Growing up, trans characters in the media were almost exclusively portrayed as victims or villains. Trans women on television were usually dead. If the characters were granted any sense of autonomy, they were most often sex workers on their way to being dead. That, or they were psychotic serial killers.
Once in a while you’d get a trans woman in a sitcom. Inevitably, their presence served as a “hilarious” reveal for men who were attracted to them. The laugh-track that played as the guys reacted, obviously disgusted and relieved at the bullet they had just dodged, served to put the final nail in the coffin of the last of the humanity of the trans or gender non-conforming character.
I identified with those depictions a little more, on the strength of growing up to be a dead prostitute or mass murderer had little appeal. These trans-women were at least portrayed as real, human women for a portion of the program. But they also cemented in my mind that if I were to ever attempt to cross over that terrible gender divide, my very existence would be seen as nothing but a joke. I would be a throw-away punch-line.
Perhaps even worse, trans men were non-existent on the TV of my childhood. As bad as I had it, I can’t imagine how it must have been to see a vast nothing where your place in the world should be.
Things have gotten better, with correct and reliable information on what it means to be transgender available to the public increasing by orders of magnitude. More positive portrayals of trans characters are present in media than ever before. It’s not hard to see, however, the effect a lifetime of this kind of representation has had on the psyche of the world we live in; trans-women murdered by men who see killing someone as the best way to deal with the shame of being attracted to “a man in a dress”, the proliferation of “bathroom bills” that present transgender people as sexual predators, the general ill-informed prejudice against trans persons that politicians lovingly exploit in large swaths of the population, the list can go on.
Even worse than affecting the way other people see trans individuals, is the way these messages affect how trans people see themselves. We tend to internalize these messages, and combining that with the treatment we often receive from our families, our social circles, and the world at large, it becomes apparent why trans people have a reported 41% attempted suicide rate, compared to the 4.6% reported among cis people.
I feel so grateful suicidal ideation was never an issue for me, but the sea of self-loathing I swam in on the daily could have kept the US navy afloat. Messages from the media, from my church, from my friends and family who laughed along with the silly “men in dresses”– who had no idea I was transgender– all served to convince me that I was terrible, and that to give into my “urges” to be seen as a woman would mean the end of the happinesses I had managed to secure for myself.
Meeting my first transgender person– a bunch of them, actually– at an LDS Trans support Family Home Evening organized by the amazing Karen Penman was a life-changing event for me.

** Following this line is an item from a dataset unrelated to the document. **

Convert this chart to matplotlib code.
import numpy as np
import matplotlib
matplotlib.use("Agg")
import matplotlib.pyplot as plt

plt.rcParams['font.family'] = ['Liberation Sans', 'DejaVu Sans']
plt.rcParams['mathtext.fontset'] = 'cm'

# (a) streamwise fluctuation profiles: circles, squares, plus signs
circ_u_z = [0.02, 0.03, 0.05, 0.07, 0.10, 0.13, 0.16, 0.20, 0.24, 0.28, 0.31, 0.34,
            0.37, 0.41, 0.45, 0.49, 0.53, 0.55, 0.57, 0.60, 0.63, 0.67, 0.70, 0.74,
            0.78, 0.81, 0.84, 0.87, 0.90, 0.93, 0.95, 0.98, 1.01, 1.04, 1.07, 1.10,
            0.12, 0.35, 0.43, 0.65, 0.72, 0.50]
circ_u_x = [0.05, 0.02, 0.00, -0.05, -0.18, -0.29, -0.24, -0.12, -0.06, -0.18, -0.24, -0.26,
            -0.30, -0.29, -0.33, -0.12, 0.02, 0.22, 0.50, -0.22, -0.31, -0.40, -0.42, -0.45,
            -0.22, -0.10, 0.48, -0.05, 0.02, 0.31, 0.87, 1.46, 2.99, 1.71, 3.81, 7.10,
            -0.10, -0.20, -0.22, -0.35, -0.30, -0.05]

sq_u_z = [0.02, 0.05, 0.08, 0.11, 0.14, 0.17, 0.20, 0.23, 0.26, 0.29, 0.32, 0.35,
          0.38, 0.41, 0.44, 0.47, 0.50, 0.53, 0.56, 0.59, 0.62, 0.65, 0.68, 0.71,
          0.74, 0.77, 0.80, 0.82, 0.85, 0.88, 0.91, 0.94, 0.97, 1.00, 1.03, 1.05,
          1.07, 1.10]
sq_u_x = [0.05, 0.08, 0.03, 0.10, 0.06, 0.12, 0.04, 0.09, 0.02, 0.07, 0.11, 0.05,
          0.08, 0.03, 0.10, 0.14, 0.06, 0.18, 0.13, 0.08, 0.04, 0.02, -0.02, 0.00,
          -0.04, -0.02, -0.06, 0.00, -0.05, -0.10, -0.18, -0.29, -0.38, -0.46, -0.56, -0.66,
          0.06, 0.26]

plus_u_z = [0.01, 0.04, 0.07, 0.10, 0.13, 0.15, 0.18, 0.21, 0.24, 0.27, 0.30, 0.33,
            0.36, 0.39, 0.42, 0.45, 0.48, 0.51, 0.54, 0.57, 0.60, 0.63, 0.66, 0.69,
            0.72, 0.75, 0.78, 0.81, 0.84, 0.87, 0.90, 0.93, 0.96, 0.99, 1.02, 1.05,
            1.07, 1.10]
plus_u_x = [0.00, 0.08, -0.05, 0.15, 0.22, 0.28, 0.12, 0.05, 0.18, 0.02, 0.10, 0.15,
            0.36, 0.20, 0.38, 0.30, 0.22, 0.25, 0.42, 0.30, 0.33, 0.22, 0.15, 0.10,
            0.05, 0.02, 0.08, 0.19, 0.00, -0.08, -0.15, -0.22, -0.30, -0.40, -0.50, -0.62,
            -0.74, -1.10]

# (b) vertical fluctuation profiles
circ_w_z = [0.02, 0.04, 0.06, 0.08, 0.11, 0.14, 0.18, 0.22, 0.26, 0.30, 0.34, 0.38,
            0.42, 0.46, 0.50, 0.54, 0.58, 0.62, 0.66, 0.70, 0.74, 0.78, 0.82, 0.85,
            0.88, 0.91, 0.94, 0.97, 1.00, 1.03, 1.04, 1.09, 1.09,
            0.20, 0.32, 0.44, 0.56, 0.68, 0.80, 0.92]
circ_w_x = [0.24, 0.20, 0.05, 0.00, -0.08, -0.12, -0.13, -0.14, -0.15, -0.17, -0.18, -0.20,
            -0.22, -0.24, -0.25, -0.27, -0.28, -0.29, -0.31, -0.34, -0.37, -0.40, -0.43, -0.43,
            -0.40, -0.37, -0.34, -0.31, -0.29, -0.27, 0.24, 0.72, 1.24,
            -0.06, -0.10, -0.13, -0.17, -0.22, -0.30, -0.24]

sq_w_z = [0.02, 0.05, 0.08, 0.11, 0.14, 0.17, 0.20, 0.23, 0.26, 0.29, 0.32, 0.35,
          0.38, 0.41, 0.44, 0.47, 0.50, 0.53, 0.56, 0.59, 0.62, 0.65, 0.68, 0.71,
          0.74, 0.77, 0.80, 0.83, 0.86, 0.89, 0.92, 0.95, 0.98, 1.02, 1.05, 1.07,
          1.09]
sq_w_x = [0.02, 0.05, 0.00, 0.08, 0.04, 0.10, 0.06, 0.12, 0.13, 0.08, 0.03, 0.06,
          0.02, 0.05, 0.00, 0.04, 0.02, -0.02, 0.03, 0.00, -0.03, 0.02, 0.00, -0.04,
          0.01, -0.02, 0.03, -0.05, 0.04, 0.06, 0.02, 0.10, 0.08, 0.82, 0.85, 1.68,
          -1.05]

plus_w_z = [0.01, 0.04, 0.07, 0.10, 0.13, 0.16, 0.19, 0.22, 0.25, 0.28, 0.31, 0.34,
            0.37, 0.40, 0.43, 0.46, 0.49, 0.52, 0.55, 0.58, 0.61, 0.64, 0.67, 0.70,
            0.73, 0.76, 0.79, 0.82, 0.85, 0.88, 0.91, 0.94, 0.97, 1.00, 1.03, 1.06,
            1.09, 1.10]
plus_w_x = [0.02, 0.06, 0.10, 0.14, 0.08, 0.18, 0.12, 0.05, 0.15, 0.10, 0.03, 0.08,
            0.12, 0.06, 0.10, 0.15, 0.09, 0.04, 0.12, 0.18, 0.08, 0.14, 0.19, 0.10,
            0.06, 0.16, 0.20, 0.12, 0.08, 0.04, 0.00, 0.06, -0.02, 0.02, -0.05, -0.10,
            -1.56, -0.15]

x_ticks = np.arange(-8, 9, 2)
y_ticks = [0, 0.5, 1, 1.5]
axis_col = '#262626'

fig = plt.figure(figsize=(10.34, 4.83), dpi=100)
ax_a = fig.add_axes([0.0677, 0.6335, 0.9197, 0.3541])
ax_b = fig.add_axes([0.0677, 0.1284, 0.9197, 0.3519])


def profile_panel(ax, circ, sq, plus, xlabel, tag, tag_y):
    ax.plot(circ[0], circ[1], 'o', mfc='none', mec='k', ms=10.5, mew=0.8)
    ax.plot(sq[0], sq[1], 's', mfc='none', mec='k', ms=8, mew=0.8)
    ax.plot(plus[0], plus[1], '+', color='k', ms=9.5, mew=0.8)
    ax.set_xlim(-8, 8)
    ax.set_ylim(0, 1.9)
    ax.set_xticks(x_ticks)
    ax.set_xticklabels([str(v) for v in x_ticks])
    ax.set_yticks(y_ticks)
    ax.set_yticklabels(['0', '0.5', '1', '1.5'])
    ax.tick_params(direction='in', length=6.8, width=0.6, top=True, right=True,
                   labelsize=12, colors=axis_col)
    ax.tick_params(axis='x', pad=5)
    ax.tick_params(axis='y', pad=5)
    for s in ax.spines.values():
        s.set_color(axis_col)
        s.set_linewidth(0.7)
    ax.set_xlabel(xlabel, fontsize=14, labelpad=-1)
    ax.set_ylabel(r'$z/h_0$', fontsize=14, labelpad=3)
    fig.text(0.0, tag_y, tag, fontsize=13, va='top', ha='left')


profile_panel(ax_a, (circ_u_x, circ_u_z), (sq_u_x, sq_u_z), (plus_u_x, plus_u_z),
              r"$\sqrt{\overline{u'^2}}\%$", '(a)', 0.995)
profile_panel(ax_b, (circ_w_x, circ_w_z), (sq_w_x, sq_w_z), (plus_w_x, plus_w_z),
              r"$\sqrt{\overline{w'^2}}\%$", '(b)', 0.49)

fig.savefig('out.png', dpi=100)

Instead of a room full of furtive and pathetic serial killers, I found a group of complex, interesting, intelligent, and lovely human beings who were boldly living their truth, trying their very best to navigate the minefield of being themselves, authentically, and still finding a way to fit the into their religion and society. Seeing these people– interacting with them, getting to hear their stories– was beyond affirming. I drank in these complicated but meaningful narratives like a woman who had found an oasis after wandering the desert for years. It had never occurred to me that this mode of existence was even remotely an option. This was the story I had never been told. I thought I knew what the coming years held for me, but this new wealth of options changed everything.
Coming out and transitioning has meant its own special set of problems. I am blessed to have received the wonderful support of my family and friends, and to have found employment that fully accepted my gender identity. I am currently in an LDS ward that loves me and welcomes me– Samantha– to full membership.
But I have a government that is trying to erase my identity, to roll-back the protections that are afforded me against people who see my “lifestyle” as a reason to hurt or discriminate. Living visibly as a transgender woman opens me to attacks on social media, and to actual physical attacks out in the real world. Hate crimes against the LGBTQ+ community are on the rise, after years of decline. Trans people are the most vulnerable of populations, and are murdered at an incredibly disproportionate rate. It can be dangerous business, minding your own business and being yourself.
The option is there to try to remain unseen. It’s easier for some than others. I could go back to being largely silent in public, as it’s my voice that most often “outs” me. I could go back to being invisible, letting the world pass me by in relative safety, as I kept my head down. I spent my childhood learning to become invisible, and was good at it.
But, and pardon my language, screw that noise.
For myself, the debt of gratitude I owe to the people who have come before me is immeasurable. The happiness and sense of completeness I have found since coming out to the people who love me, the burden of shame and guilt it lifted, is something of a miracle. This is a miracle I would have never found if not for the people who were willing to share their stories with me.
When I think of the false narratives that still surround the idea of what it means to be transgender, I feel it my duty to set the story straight, especially for kids who only have one source for their views on who they are.
I am not a very successful adult, in the traditional sense. I don’t have a big house, an amazing job, or a particularly inspiring story. But I am trans, and I am happy, healthy, and loved. I am being who I want to be –who I am– on my own terms, and in the face of whatever may come.
I chose to be visible because others before me, in far worse conditions, have made it possible to be so. I choose to be visible so that those who come after me know that just being who they are is nothing to be ashamed of, and that they can find happiness, that there are options besides self-loathing and self-erasure.
I add my story, small as it is, to those that have changed my life, in the hopes that it will change the life of someone else for the better.